|
|
|
|
|
by tetha
1287 days ago
|
|
As much as I approve of a skillset to analyze local logs, but after a relatively small scale (10-20 systems), a central decent log aggregation like opensearch or ELK just brings so much value even on 1-3 nodes. It'd be one of the first changes I make to an infrastructure because it's so powerful. And its not just log searching and correlation value. At work, the entire discussion "oh but we need access to all servers because of logs" just died when all logs were accessible via one web interface. I added a log aggregation and suddenly only ops needed access to servers.
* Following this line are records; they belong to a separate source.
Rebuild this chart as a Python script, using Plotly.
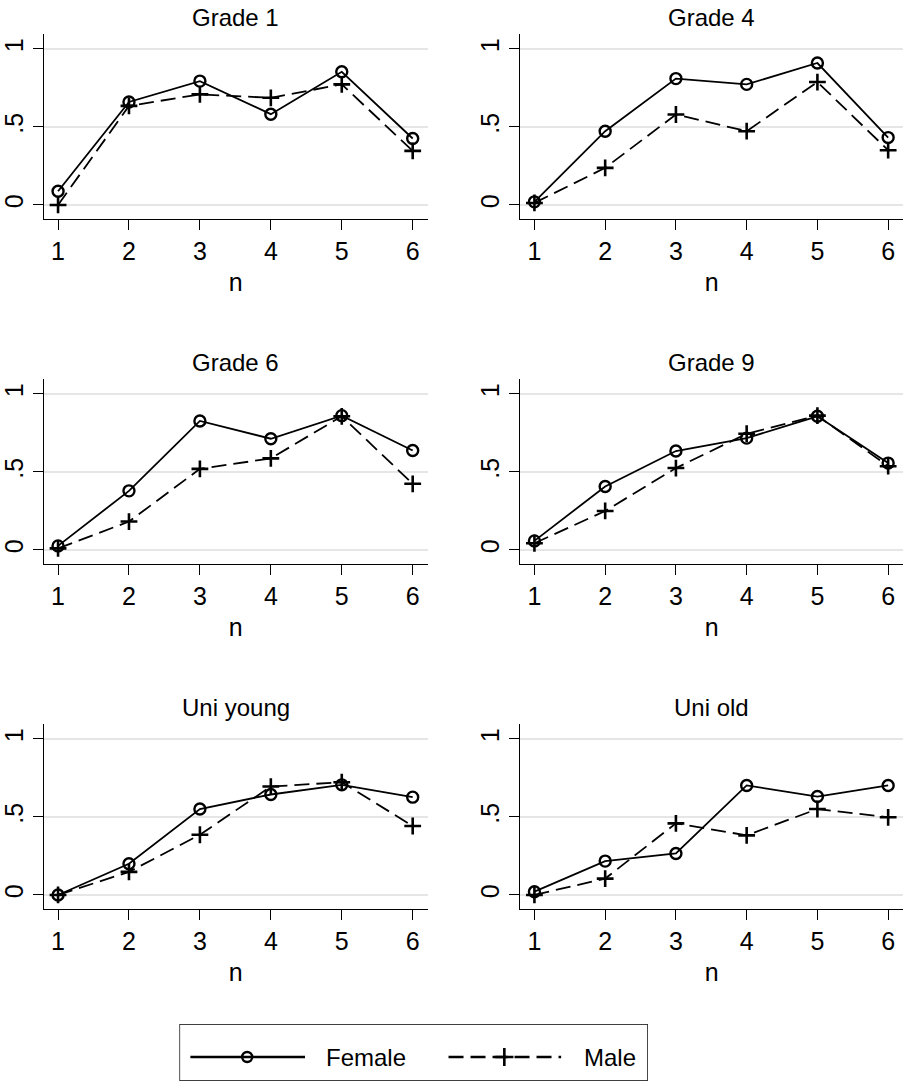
import plotly.graph_objects as go

W, H = 905, 1088

n_vals = [1, 2, 3, 4, 5, 6]
panel_titles = ["Grade 1", "Grade 4", "Grade 6", "Grade 9", "Uni young", "Uni old"]

female_grade1 = [0.088, 0.66, 0.794, 0.582, 0.854, 0.426]
male_grade1 = [0.0, 0.635, 0.709, 0.687, 0.773, 0.347]
female_grade4 = [0.02, 0.473, 0.81, 0.773, 0.91, 0.432]
male_grade4 = [0.013, 0.238, 0.58, 0.473, 0.788, 0.351]
female_grade6 = [0.026, 0.379, 0.827, 0.713, 0.861, 0.638]
male_grade6 = [0.01, 0.182, 0.52, 0.587, 0.857, 0.424]
female_grade9 = [0.058, 0.407, 0.634, 0.717, 0.857, 0.557]
male_grade9 = [0.043, 0.25, 0.525, 0.745, 0.861, 0.537]
female_uni_young = [0.0, 0.2, 0.551, 0.644, 0.706, 0.627]
male_uni_young = [0.0, 0.148, 0.386, 0.695, 0.723, 0.442]
female_uni_old = [0.021, 0.217, 0.266, 0.702, 0.631, 0.702]
male_uni_old = [0.0, 0.105, 0.459, 0.382, 0.551, 0.498]

female_series = [female_grade1, female_grade4, female_grade6, female_grade9, female_uni_young, female_uni_old]
male_series = [male_grade1, male_grade4, male_grade6, male_grade9, male_uni_young, male_uni_old]

y_tickvals = [0, 0.5, 1]
y_ticktext = ["0", ".5", "1"]

FONT = "Liberation Sans, Arial, Helvetica, sans-serif"
DASH = "15px,7px"
TICK_SIZE = 25

# plot-area pixel boxes (left, right, top, bottom)
col_px = [(41, 426), (519, 903)]
row_px = [(34, 219), (379, 564), (724, 909)]

fig = go.Figure()
layout = dict(
    width=W, height=H,
    margin=dict(l=0, r=0, t=0, b=0),
    paper_bgcolor="white", plot_bgcolor="rgba(0,0,0,0)",
    showlegend=False,
    font=dict(family=FONT, size=24, color="black"),
    annotations=[], shapes=[],
)

for i in range(6):
    r, c = divmod(i, 2)
    xl, xr = col_px[c]
    yt, yb = row_px[r]
    ax = "" if i == 0 else str(i + 1)
    fig.add_trace(go.Scatter(
        x=n_vals, y=female_series[i], mode="lines+markers",
        xaxis="x" + ax, yaxis="y" + ax,
        line=dict(color="black", width=1.8),
        marker=dict(symbol="circle-open", size=11, color="black", line=dict(width=2.4)),
        name="Female"))
    fig.add_trace(go.Scatter(
        x=n_vals, y=male_series[i], mode="lines+markers",
        xaxis="x" + ax, yaxis="y" + ax,
        line=dict(color="black", width=1.8, dash=DASH),
        marker=dict(symbol="cross-thin-open", size=12, color="black", line=dict(width=2.6, color="black")),
        name="Male"))
    layout["xaxis" + ax] = dict(
        domain=[xl / W, xr / W], range=[0.8, 6.21], anchor="y" + ax,
        tickvals=n_vals, ticks="outside", ticklen=10, tickwidth=1.4, tickcolor="black",
        showline=True, linecolor="black", linewidth=1.4, showgrid=False, zeroline=False,
        tickfont=dict(size=TICK_SIZE, family=FONT, color="black"),
        title=dict(text="n", font=dict(size=25, family=FONT, color="black"), standoff=9),
        fixedrange=True,
    )
    layout["yaxis" + ax] = dict(
        domain=[1 - yb / H, 1 - yt / H], range=[-0.09, 1.096], anchor="x" + ax,
        tickvals=y_tickvals, ticktext=y_ticktext, tickangle=-90,
        ticks="outside", ticklen=10, tickwidth=1.4, tickcolor="black",
        showline=True, linecolor="black", linewidth=1.4,
        showgrid=True, gridcolor="#e6e6e6", gridwidth=2, zeroline=False,
        tickfont=dict(size=TICK_SIZE, family=FONT, color="black"),
        fixedrange=True,
    )
    layout["annotations"].append(dict(
        text=panel_titles[i], x=(xl + xr) / 2 / W, y=1 - (yt - 17) / H,
        xref="paper", yref="paper", showarrow=False, xanchor="center", yanchor="middle",
        font=dict(size=24, family=FONT, color="black")))

# custom legend drawn in pixel space on its own small axis over the legend box
LX0, LX1, LY0, LY1 = 177, 647, 1024, 1081
layout["xaxis7"] = dict(domain=[LX0 / W, LX1 / W], range=[LX0, LX1], visible=False, fixedrange=True, anchor="y7")
layout["yaxis7"] = dict(domain=[1 - LY1 / H, 1 - LY0 / H], range=[LY1, LY0], visible=False, fixedrange=True, anchor="x7")
leg_y = 1057
fig.add_trace(go.Scatter(x=[188, 303], y=[leg_y, leg_y], mode="lines", xaxis="x7", yaxis="y7",
                         line=dict(color="black", width=2.6), hoverinfo="skip", cliponaxis=False))
fig.add_trace(go.Scatter(x=[245], y=[leg_y], mode="markers", xaxis="x7", yaxis="y7",
                         marker=dict(symbol="circle-open", size=10, color="black", line=dict(width=2.4)),
                         hoverinfo="skip", cliponaxis=False))
fig.add_trace(go.Scatter(x=[447, 560], y=[leg_y, leg_y], mode="lines", xaxis="x7", yaxis="y7",
                         line=dict(color="black", width=2.6, dash=DASH), hoverinfo="skip", cliponaxis=False))
fig.add_trace(go.Scatter(x=[503], y=[leg_y], mode="markers", xaxis="x7", yaxis="y7",
                         marker=dict(symbol="cross-thin-open", size=13, color="black", line=dict(width=2.6, color="black")),
                         hoverinfo="skip", cliponaxis=False))
layout["shapes"].append(dict(type="rect", xref="x7", yref="y7", x0=LX0, x1=LX1, y0=LY0, y1=LY1,
                             line=dict(color="black", width=1.4), fillcolor="rgba(0,0,0,0)", layer="below"))
for txt, xp in [("Female", 322), ("Male", 581)]:
    layout["annotations"].append(dict(text=txt, x=xp, y=leg_y, xref="x7", yref="y7", showarrow=False,
                                      xanchor="left", yanchor="middle",
                                      font=dict(size=24, family=FONT, color="black")))

fig.update_layout(**layout)
fig.write_html("out.html")
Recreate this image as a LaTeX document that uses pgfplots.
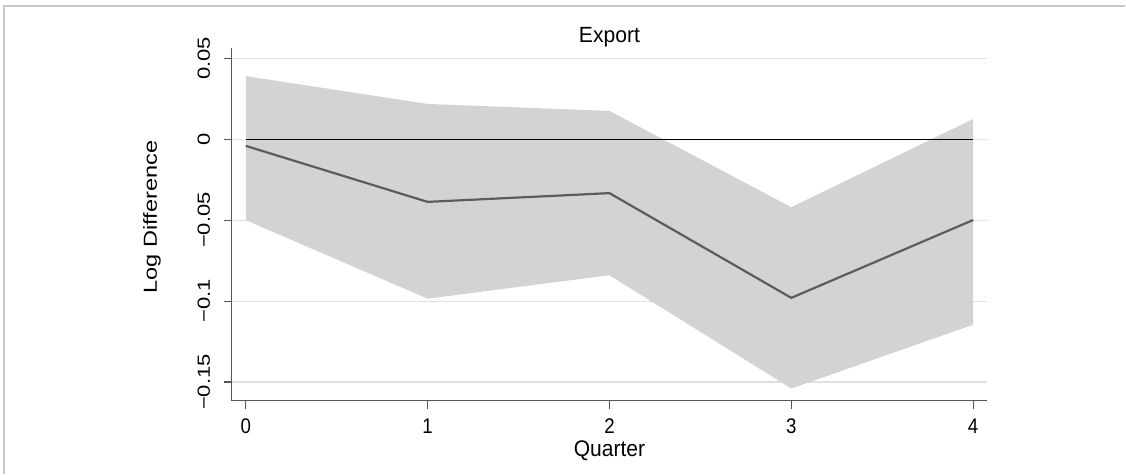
\documentclass[border=0pt]{standalone}
\usepackage{fontspec}
\setmainfont{Liberation Sans}
\usepackage{pgfplots}
\usepackage{pgfplotstable}
\pgfplotsset{compat=1.18}
\usepgfplotslibrary{fillbetween}

\definecolor{bandgray}{RGB}{211,211,211}
\definecolor{linegray}{RGB}{92,92,92}
\definecolor{gridgray}{RGB}{224,224,224}
\definecolor{axisgray}{RGB}{85,85,85}
\definecolor{framegray}{RGB}{200,200,200}

% impulse response: point estimate and confidence band
\pgfplotstableread{
q   est      lo       hi
0  -0.0041  -0.0500   0.0390
1  -0.0387  -0.0985   0.0218
2  -0.0333  -0.0840   0.0175
3  -0.0980  -0.1540  -0.0420
4  -0.0499  -0.1146   0.0125
}\irf

\begin{document}
\begin{tikzpicture}
\begin{axis}[
  at={(116pt,-24pt)}, anchor=north west,
  scale only axis, width=378pt, height=176.5pt,
  xmin=-0.0769, xmax=4.077, ymin=-0.1615, ymax=0.0564,
  axis x line*=bottom, axis y line*=left,
  axis line style={axisgray, line width=0.6pt},
  xtick={0,1,2,3,4}, xticklabels={0,1,2,3,4},
  ytick={-0.15,-0.1,-0.05,0,0.05},
  yticklabels={−0.15,−0.1,−0.05,0,0.05},
  tick align=outside, major tick length=4pt,
  tick style={axisgray, line width=0.6pt},
  ymajorgrids, major grid style={gridgray, line width=0.6pt},
  xticklabel style={font=\fontsize{10.6}{12}\selectfont, xscale=0.88, anchor=base, inner sep=0pt},
  xticklabel shift=12.5pt,
  yticklabel style={font=\fontsize{11}{12}\selectfont, xscale=0.8, rotate=90, anchor=base, inner sep=0pt},
  yticklabel shift=7pt,
  title={Export},
  every axis title/.style={at={(axis description cs:0.5,1.015)}, anchor=base, inner sep=0pt,
    font=\fontsize{11}{12}\selectfont, xscale=0.96},
  xlabel={Quarter},
  every axis x label/.style={at={(axis description cs:0.5,-0.159)}, anchor=base, inner sep=0pt,
    font=\fontsize{11.3}{12}\selectfont, xscale=0.93},
  ylabel={Log Difference},
  every axis y label/.style={at={(axis description cs:-0.0993,0.52)}, xscale=0.8, rotate=90,
    anchor=base, inner sep=0pt, font=\fontsize{11.8}{12}\selectfont},
]
\addplot[name path=upper, draw=none] table[x=q, y=hi] {\irf};
\addplot[name path=lower, draw=none] table[x=q, y=lo] {\irf};
\addplot[bandgray, draw=none] fill between[of=upper and lower];
\addplot[black, line width=0.5pt] coordinates {(0,0) (4,0)};
\addplot[linegray, line width=1.1pt] table[x=q, y=est] {\irf};
\end{axis}
\draw[framegray, line width=1pt] (2pt,-237pt) -- (2pt,-3pt) -- (563pt,-3pt);
\path (0pt,0pt) (563pt,-237pt);
\end{tikzpicture}
\end{document}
Designing that thing with accessibility and discoverability in mind is a whone nother topic though. |
|
Throw Loki+Grafana on a single VM somewhere (or run it on your Kubernetes/Nomad/ECS/etc. cluster) and it will get you very far, as long as you plan ahead a bit (most notably, indexing happens at ingestion, so you need to have an idea of what you want from your logs or your queries will be slower).
Or use a SaaS like logz.io, AWS OpenSearch, Datadog, etc. Most support OpenTelemetry now, so switching data ingestion is quite easy (unlike dashboards and alerts).
It makes sense to have centralised logs pretty much as soon as you outgrow the "everything runs on this one box and my DR plan is a prayer" stage, IMO.